According to this article, a 2005 survey by the Boston Consulting Group found that 90% of executives believed that their company’s growth and success requires true innovation. However, as Christensen notes (and I think most people would agree) driving business growth through true innovation is easier said than done.
What makes it difficult? Christensen says:
The problem isn’t bad management, as I explained in The Innovator’s Dilemma. In fact, many companies get into trouble precisely because they follow the principles of good management. They listen to their best customers, innovate to meet those customers’ needs, charge higher prices, report record profits and miss a transformational change innocently incubating at the fringes of their respective markets.
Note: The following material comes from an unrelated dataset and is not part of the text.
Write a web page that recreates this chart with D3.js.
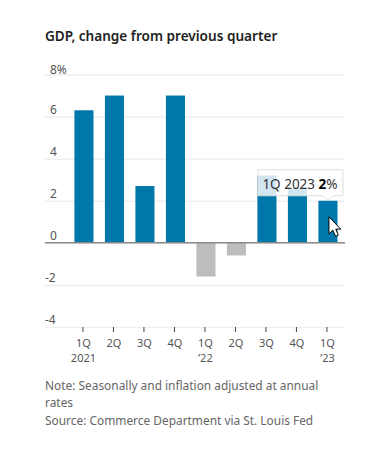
<!DOCTYPE html>
<html>
<head>
<meta charset="utf-8">
<script src="https://cdn.jsdelivr.net/npm/d3@7"></script>
<style>
  html, body { margin: 0; padding: 0; background: #fff; }
  svg { display: block; }
  text { font-family: "Noto Sans", sans-serif; }
</style>
</head>
<body>
<div id="chart"></div>
<script>
const quarters = ["1Q", "2Q", "3Q", "4Q", "1Q", "2Q", "3Q", "4Q", "1Q"];
const years = ["2021", "", "", "", "\u201922", "", "", "", "\u201923"];
const gdpChange = [6.3, 7.0, 2.7, 7.0, -1.6, -0.6, 3.2, 2.6, 2.0];
const yTicks = [8, 6, 4, 2, 0, -2, -4];
const noteLines = [
    "Note: Seasonally and inflation adjusted at annual",
    "rates",
    "Source: Commerce Department via St. Louis Fed"
];

const width = 369;
const height = 450;
const ids = d3.range(gdpChange.length);

const xScaler = d3.scaleBand(ids, [68.7, 343.2]).paddingInner(0.375).paddingOuter(0.1875);
const yScaler = d3.scaleLinear([-4, 8], [327, 74.5]);

const svg = d3.select("#chart")
    .append("svg")
    .attr("width", width)
    .attr("height", height);

svg.append("text")
    .attr("x", 45)
    .attr("y", 41)
    .attr("font-size", 13.6)
    .attr("font-weight", 600)
    .attr("fill", "#222")
    .text("GDP, change from previous quarter");

// Gridlines and y labels
const yAxis = svg.append("g")
    .attr("transform", "translate(345,0)")
    .call(d3.axisLeft(yScaler).tickValues(yTicks).tickSize(300).tickFormat(d => d === 8 ? "8%" : d));

yAxis.select(".domain").remove();
yAxis.selectAll("line").attr("stroke", "#efefef").attr("stroke-width", 1.5);
yAxis.selectAll("text")
    .attr("x", -300)
    .attr("dy", d => d === 8 ? -1.5 : -3.5)
    .attr("text-anchor", "start")
    .attr("font-size", 12)
    .attr("fill", "#555");
yAxis.selectAll(".tick").filter(d => d >= 0).select("text").attr("x", -295);

// Bars
svg.selectAll("rect.bar")
    .data(ids)
    .enter()
    .append("rect")
    .attr("class", "bar")
    .attr("x", i => xScaler(i))
    .attr("y", i => yScaler(Math.max(0, gdpChange[i])))
    .attr("width", xScaler.bandwidth())
    .attr("height", i => Math.abs(yScaler(gdpChange[i]) - yScaler(0)))
    .attr("fill", i => gdpChange[i] < 0 ? "#bdbdbd" : "#0077aa");

// Zero line
svg.append("line")
    .attr("x1", 45)
    .attr("x2", 345)
    .attr("y1", yScaler(0))
    .attr("y2", yScaler(0))
    .attr("stroke", "#8a8a8a")
    .attr("stroke-width", 1.5);

// X axis
const xAxis = svg.append("g")
    .attr("transform", "translate(-1," + yScaler(-4) + ")")
    .call(d3.axisBottom(xScaler).tickSize(5).tickSizeOuter(0).tickFormat(""));

xAxis.select(".domain").remove();
xAxis.selectAll("line").attr("stroke", "#444");

const xLabels = xAxis.selectAll("text")
    .attr("y", 0)
    .attr("dy", 0)
    .attr("font-size", 11)
    .attr("fill", "#555");

xLabels.append("tspan").attr("x", 0.5).attr("y", 20).text(i => quarters[i]);
xLabels.append("tspan").attr("x", 0.5).attr("y", 35).text(i => years[i]);

// Note and source
svg.append("g")
    .selectAll("text")
    .data(noteLines)
    .enter()
    .append("text")
    .attr("x", 45)
    .attr("y", (d, i) => 389.5 + i * 17.5)
    .attr("font-size", 11.9)
    .attr("fill", "#666")
    .text(d => d);

// Tooltip on the last bar
const last = gdpChange.length - 1;
const tipX = xScaler(last) + xScaler.bandwidth() / 2;
const tipY = yScaler(gdpChange[last]);

const tip = svg.append("g").attr("transform", `translate(${tipX},${tipY})`);

tip.append("path")
    .attr("d", "M-70,-31 H15 V-5 H5 L0,0 L-5,-5 H-70 Z")
    .attr("fill", "#fff")
    .attr("fill-opacity", 0.82)
    .attr("stroke", "#ddd");

const tipText = tip.append("text")
    .attr("x", -28)
    .attr("y", -12)
    .attr("text-anchor", "middle")
    .attr("font-size", 13.5)
    .attr("fill", "#333");

tipText.append("tspan").text("1Q 2023 ");
tipText.append("tspan").attr("font-weight", 700).attr("fill", "#000").text("2");
tipText.append("tspan").text("%");

// Mouse pointer
tip.append("path")
    .attr("transform", "translate(1,16)")
    .attr("d", "M0,0 V17 L3.8,13.4 L6.6,19.6 L9.4,18.4 L6.8,12.4 H11.8 Z")
    .attr("fill", "#fff")
    .attr("stroke", "#000")
    .attr("stroke-width", 1);
</script>
</body>
</html>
What to do? Christensen suggests the following:
1. Develop a balanced portfolio with different types of growth strategies.
The goal is to create an innovation portfolio that balances “core-sustaining” investments (better products that a company hopes to sell for higher prices to current customers) with those intended to create new growth businesses.
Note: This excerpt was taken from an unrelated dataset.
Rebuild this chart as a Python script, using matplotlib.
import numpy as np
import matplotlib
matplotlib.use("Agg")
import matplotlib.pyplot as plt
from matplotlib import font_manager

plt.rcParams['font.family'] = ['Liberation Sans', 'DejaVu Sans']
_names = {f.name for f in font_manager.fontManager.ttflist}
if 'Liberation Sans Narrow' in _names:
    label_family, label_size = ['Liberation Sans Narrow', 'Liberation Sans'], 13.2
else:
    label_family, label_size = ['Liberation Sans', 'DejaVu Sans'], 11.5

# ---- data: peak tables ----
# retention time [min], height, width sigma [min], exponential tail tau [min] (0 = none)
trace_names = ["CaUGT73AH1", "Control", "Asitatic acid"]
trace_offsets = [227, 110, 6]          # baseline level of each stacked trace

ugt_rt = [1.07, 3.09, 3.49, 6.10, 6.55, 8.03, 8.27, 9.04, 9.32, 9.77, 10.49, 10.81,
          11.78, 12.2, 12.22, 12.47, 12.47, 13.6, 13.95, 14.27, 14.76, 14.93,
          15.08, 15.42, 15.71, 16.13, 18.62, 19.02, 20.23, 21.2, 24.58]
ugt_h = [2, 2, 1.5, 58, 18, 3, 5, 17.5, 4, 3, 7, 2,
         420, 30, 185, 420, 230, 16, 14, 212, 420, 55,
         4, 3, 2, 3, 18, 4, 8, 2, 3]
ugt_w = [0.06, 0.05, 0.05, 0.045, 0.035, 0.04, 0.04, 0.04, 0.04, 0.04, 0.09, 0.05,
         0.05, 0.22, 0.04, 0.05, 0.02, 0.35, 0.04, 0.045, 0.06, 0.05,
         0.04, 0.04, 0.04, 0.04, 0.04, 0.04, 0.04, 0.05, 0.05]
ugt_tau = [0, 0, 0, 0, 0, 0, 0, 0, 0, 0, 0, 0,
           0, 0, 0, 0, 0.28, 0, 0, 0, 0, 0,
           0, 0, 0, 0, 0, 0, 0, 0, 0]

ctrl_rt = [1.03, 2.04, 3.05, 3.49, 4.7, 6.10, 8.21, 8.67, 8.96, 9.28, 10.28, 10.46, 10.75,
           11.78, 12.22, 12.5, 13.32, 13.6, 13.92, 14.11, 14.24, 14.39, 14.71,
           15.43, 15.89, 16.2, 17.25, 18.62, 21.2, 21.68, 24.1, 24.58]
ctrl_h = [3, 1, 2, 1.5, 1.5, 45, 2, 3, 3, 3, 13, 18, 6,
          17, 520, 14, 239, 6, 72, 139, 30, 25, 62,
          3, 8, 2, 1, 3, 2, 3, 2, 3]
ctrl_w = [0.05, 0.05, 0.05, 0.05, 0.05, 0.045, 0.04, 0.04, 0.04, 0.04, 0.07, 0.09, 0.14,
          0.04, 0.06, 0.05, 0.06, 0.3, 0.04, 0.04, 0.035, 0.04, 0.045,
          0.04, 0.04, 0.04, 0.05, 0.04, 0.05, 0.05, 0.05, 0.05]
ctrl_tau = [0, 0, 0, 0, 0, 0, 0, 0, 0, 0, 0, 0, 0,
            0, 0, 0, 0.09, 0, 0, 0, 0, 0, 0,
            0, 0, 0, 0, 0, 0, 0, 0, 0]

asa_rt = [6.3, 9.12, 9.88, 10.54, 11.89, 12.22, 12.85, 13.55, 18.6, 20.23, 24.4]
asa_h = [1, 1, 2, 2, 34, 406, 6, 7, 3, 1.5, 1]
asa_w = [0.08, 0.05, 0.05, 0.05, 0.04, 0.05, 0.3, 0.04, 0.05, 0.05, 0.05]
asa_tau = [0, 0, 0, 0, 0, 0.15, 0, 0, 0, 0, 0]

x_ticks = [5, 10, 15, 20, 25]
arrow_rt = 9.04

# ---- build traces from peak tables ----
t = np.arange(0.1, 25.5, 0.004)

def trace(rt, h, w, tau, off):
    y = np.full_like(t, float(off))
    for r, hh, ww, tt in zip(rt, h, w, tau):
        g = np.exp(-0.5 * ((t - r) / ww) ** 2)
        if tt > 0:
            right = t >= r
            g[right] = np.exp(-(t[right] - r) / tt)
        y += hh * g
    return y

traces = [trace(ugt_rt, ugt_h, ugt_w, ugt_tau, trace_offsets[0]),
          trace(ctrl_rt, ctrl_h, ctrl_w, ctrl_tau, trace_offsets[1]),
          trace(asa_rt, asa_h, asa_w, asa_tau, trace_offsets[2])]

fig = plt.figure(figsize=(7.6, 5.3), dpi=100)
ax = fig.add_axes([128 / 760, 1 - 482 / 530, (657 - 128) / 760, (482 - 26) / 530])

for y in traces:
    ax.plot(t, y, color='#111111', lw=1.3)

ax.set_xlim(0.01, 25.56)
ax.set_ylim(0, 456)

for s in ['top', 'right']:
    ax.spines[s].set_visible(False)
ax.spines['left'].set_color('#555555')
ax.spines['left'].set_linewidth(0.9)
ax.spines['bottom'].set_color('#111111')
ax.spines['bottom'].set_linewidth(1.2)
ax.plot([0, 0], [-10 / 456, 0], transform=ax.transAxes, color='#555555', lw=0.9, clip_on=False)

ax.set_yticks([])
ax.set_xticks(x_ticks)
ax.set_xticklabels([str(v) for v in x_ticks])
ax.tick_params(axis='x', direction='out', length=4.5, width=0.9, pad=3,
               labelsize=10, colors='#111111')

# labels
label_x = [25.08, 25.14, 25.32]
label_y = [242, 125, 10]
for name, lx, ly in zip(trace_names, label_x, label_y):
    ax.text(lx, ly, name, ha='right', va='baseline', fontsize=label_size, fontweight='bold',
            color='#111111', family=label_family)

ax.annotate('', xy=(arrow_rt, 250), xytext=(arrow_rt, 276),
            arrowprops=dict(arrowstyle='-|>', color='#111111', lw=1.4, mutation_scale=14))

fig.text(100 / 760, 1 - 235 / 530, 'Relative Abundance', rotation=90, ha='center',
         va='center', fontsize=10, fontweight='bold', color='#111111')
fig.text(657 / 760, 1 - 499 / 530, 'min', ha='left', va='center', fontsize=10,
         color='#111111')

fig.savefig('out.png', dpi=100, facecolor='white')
Christensen notes that when many companies examine their innovation portfolios, they discover that they are out of balance, with the vast majority of their efforts focused on sustaining improvements.
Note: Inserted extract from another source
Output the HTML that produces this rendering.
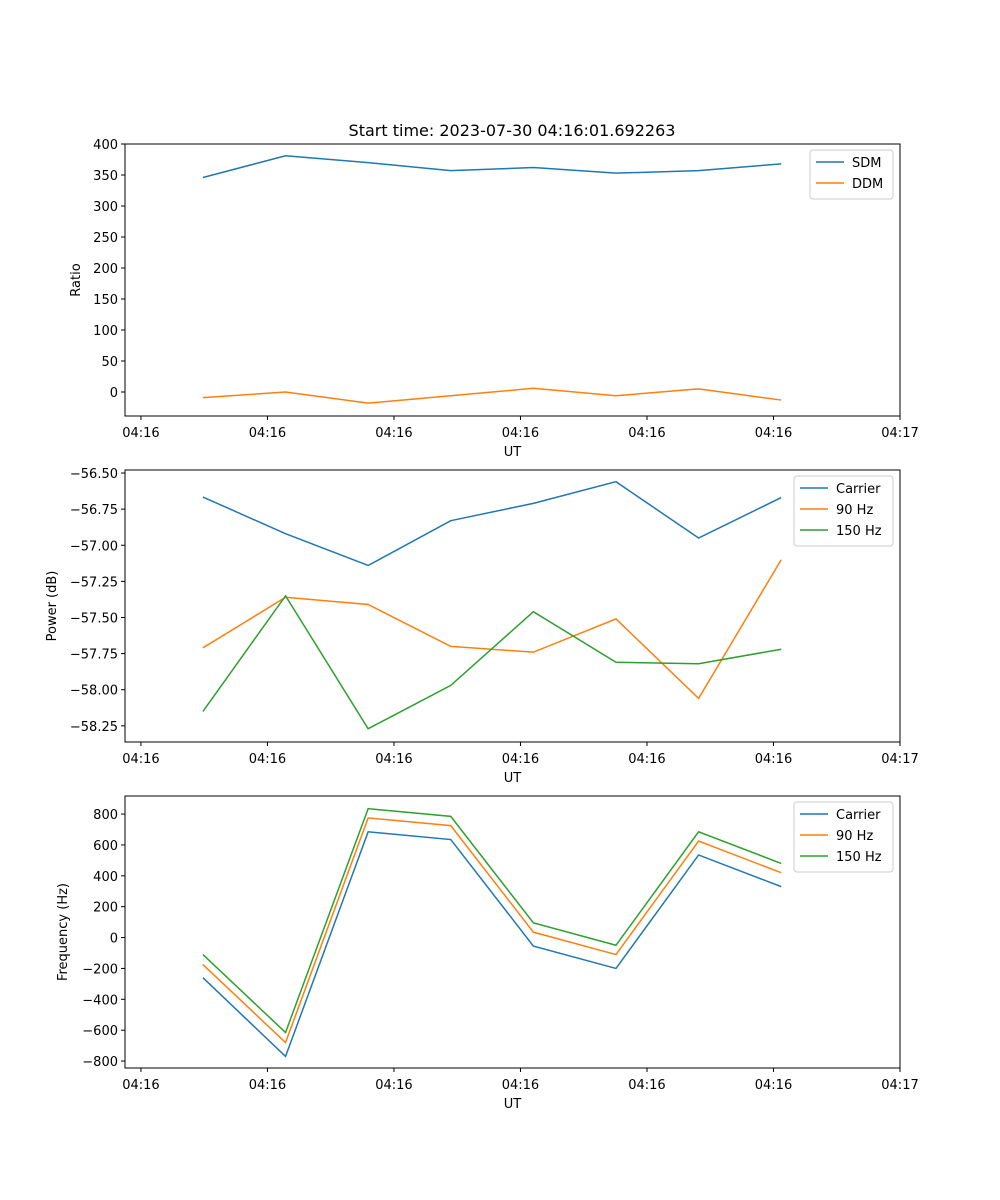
<!DOCTYPE html>
<html><head><meta charset="utf-8"><style>
body{margin:0;background:#fff}
svg{display:block;font-family:"DejaVu Sans","Liberation Sans",sans-serif}
</style></head><body>
<svg id="fig" width="1000" height="1200" viewBox="0 0 1000 1200">
<text x="512" y="136" font-size="16" text-anchor="middle">Start time: 2023-07-30 04:16:01.692263</text>
</svg>
<script>
const xTickVals=[0,10,20,30,40,50,60];
const xTickLabels=["04:16","04:16","04:16","04:16","04:16","04:16","04:17"];
const times=[4.9,11.43,17.96,24.49,31.02,37.55,44.08,50.61];
const sdm=[346,381,370,357,362,353,357,368];
const ddm=[-9,0,-18,-6,6,-6,5,-13];
const pCarrier=[-56.666,-56.92,-57.14,-56.83,-56.71,-56.56,-56.95,-56.67];
const p90=[-57.71,-57.36,-57.41,-57.70,-57.74,-57.51,-58.06,-57.10];
const p150=[-58.15,-57.35,-58.27,-57.97,-57.46,-57.81,-57.82,-57.72];
const fCarrier=[-260,-770,685,635,-55,-200,535,330];
const f90=[-175,-680,775,725,35,-110,625,420];
const f150=[-110,-615,835,785,95,-50,685,480];
const yTicks1=[0,50,100,150,200,250,300,350,400];
const yTicks2=[-58.25,-58.0,-57.75,-57.5,-57.25,-57.0,-56.75,-56.5];
const yTicks3=[-800,-600,-400,-200,0,200,400,600,800];
const C=["#1f77b4","#ff7f0e","#2ca02c"];
const svg=document.getElementById('fig');
const NS="http://www.w3.org/2000/svg";
function mk(t,a,txt){const e=document.createElementNS(NS,t);for(const k in a)e.setAttribute(k,a[k]);if(txt!==undefined)e.textContent=txt;svg.appendChild(e);return e;}
const L=125,R=900,X0=-1.26,X1=60;
function sx(t){return L+(t-X0)/(X1-X0)*(R-L);}
function panel(top,bot,y0,y1,yt,fmt,ylabel,series,names,legW,pname){
  const sy=v=>bot-(v-y0)/(y1-y0)*(bot-top);
  const g=mk('rect',{x:L,y:top,width:R-L,height:bot-top,fill:'none',stroke:'#000','stroke-width':1});
  
  
  xTickVals.forEach((v,i)=>{const x=sx(v);
    const l=mk('line',{x1:x,x2:x,y1:bot,y2:bot+4,stroke:'#000'});
    
    
    const t=mk('text',{x:x,y:bot+21,'font-size':13,'text-anchor':'middle'},xTickLabels[i]);
    
    });
  yt.forEach(v=>{const y=sy(v);
    const l=mk('line',{x1:L-4,x2:L,y1:y,y2:y,stroke:'#000'});
    
    
    const t=mk('text',{x:L-7,y:y+5,'font-size':13,'text-anchor':'end'},fmt(v).replace('-','\u2212'));
    
    });
  const xl=mk('text',{x:(L+R)/2,y:bot+40,'font-size':13,'text-anchor':'middle'},'UT');
  
  
  const yx=ylabel.x,yy=(top+bot)/2;
  const yl=mk('text',{x:yx,y:yy,'font-size':13,'text-anchor':'middle',transform:`rotate(-90 ${yx} ${yy})`},ylabel.t);
  
  
  series.forEach((s,i)=>{
    const p=mk('polyline',{points:s.map((v,j)=>sx(times[j])+','+sy(v)).join(' '),fill:'none',stroke:C[i],'stroke-width':1.5});
    
    });
  const lx=R-7-legW,ly=top+6,h=names.length*21+7;
  const lb=mk('rect',{x:lx,y:ly,width:legW,height:h,fill:'#fff',stroke:'#ccc',rx:3});
  
  
  names.forEach((n,i)=>{const y=ly+12+i*21;
    const l=mk('line',{x1:lx+6,x2:lx+34,y1:y,y2:y,stroke:C[i],'stroke-width':1.5});
    
    
    const t=mk('text',{x:lx+42,y:y+5,'font-size':13},n);
    
    });
}
panel(144,416,-38.7,400,yTicks1,v=>String(v),{x:80,t:'Ratio'},[sdm,ddm],['SDM','DDM'],83,'ratio');
panel(470,742,-58.362,-56.479,yTicks2,v=>v.toFixed(2),{x:56,t:'Power (dB)'},[pCarrier,p90,p150],['Carrier','90 Hz','150 Hz'],99,'power');
panel(796,1068,-845,917,yTicks3,v=>String(v),{x:67,t:'Frequency (Hz)'},[fCarrier,f90,f150],['Carrier','90 Hz','150 Hz'],99,'frequency');
</script>
</body></html>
2. Allocate resources to achieve a balanced innovation portfolio.
3. Have a distinct screening and shaping process for different types of opportunities.
At many companies, new proposals must meet certain financial metrics – such as net present value or return on investment – before they’re given the green light. This is similar to what I saw when I worked as a financial analyst at IBM – and can help streamline the development and commercialization of sustaining innovations.
However, these traditional financial metrics are often not as useful for disruptive innovation projects that branch away from the core business. Christensen suggests companies should develop a checklist of qualitative measures to which a new product should conform.
Start by looking at previous innovation efforts and assess what worked and what failed. Successful disruptive solutions, for example, might be simpler, do-it-at-home versions of a previously complex product. Often they have low overhead costs and high asset utilization, which allows companies to offer low prices or serve small markets. And in many cases, the pattern you identify can point the way to high-potential opportunities more reliably than financial metrics.